Но как ни трудно тогда, жилось мне в Лондон, я все-таки по мере возможности продолжал защищать те же идеи и преследовать те же планы, с которыми в 1888 г. я приехал из России в Женеву. Мне и тогда приходилось плыть не по течению, а против него. Я по-прежнему боролся с теми, что партию ставили выше родины и не видели в какую пропасть ведут нас реакция с одной стороны и проповедь социальной революции — с другой.
В результате этой борьбы с некоторыми эмигрантскими течениями у меня сложились острые отношения со многими из видных эмигрантов, а с некоторыми даже враждебные. Но у меня было много и явных и тайных друзей.
Теплое отношение к себе я встретил в Лондоне со стороны Степняка, а потом Волховскаго, Чайковского, Кропоткина, не смотря на наши некоторые разногласия.
Лично я высоко ценил Степняка и Волховскаго, у нас были прекрасные отношения и я всегда был их открытым сторонником. Оба они прекрасно относились к "Свободной России", но острота моей постановки вопросов, что так часто ставило меня во враждебные отношения с очень многими эмигрантами, заставляло и их, по крайней мере, открыто не быть со мной и по отношение ко мне они по большей части были только тайно сочувствующими друзьями-Никодимами.

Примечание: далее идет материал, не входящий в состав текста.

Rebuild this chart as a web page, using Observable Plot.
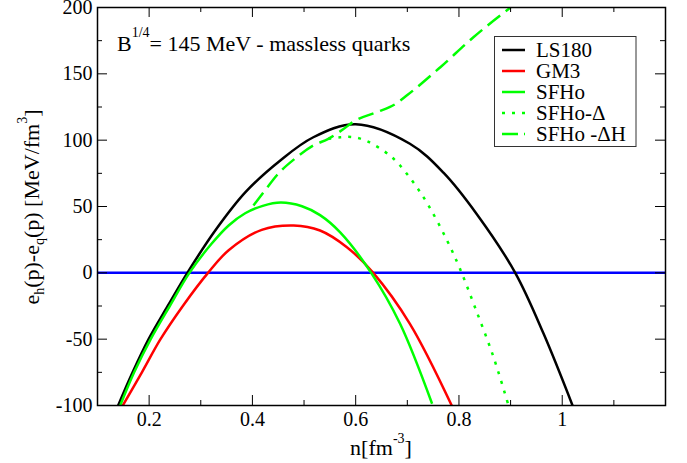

Аналогично враждебное или, по крайней мере, отрицательное отношение приходилось встречать со стороны эмиграции и Степняку, и Волховскому — именно за их сочувствие тем идеям, которые защищала "Свободная Россия". Но общее отношение эмиграции к обоим им было, конечно, менее острое, чем по отношение ко мне. Было это, может быть, потому, что оба они избегали открыто выступать против своих политических противников, эмигрантов, и вообще старались не поднимать в печати острых вопросов, как это часто считал нужным делать я.
Степняк работал главным образом среди англичан и по большей части был как бы в стороне от русской эмиграции. Кроме того, у него было большое революционное прошлое и оно ставило его в исключительное положение среди эмигрантов.
Волховский подвергался большим нападкам чем Степняк. Вообще же его любили и глубоко уважали, но многие отрицательно относились к его взглядам на революционные вопросы и часто жестоко на него нападали. Волховский чувствовал это враждебное к себе отношение, и ему иногда, видимо, было тяжело его переносить.
Такие враждебный отношения были, в то время довольно обычным явлением между эмигрантами. Скажу для справедливости, что такая же борьба тогда велась не только заграницей между эмигрантами, представителями разных политических течений, но и в России, — и не только в то время, — да и не только среди русских! Эта борьба между близкими, соперничающими партиями — обычная вредная болезнь всех вообще политических партий всех стран и всех времен.
Я очень часто говорил с Волховским по поводу тогдашней борьбы среди эмигрантов. Особенно мне памятен с ним один мой разговор.
У Волховскаго была большая квартира, в несколько комнат. Жил он один, и я иногда оставался ночевать у него.
Однажды, когда его не было, я пришел к нему и лег спать. Когда же потушил огонь и стал уже дремать, я услышал, как он возвратился к себе с целой компанией. Они весело разговаривали между собой, но так как между пришедшими были некоторые, кого я не хотел видеть, то я не вышел из своей комнаты и под их разговор я заснул.
На следующий день я долго не просыпался и Волховский стал меня будить.
— Вставайте, Львович! Идите чай пить! Уже поздно! Я как будто с каким-то испугом схватил его руку, крепко ее сжал и несколько раз повторил ему:
— Так это вы? это вы?
Волховский с изумлением спросил меня:
— Да что с вами?
Я продолжал крепко жать его руку и проявлял необычную для меня экспансивность.
Волховский, хорошо знавший меня, был поражен моими восклицаниями и все спрашивал, что с Вами?
Я ему рассказал необычный свой сон, от которого все еще не мог отделаться.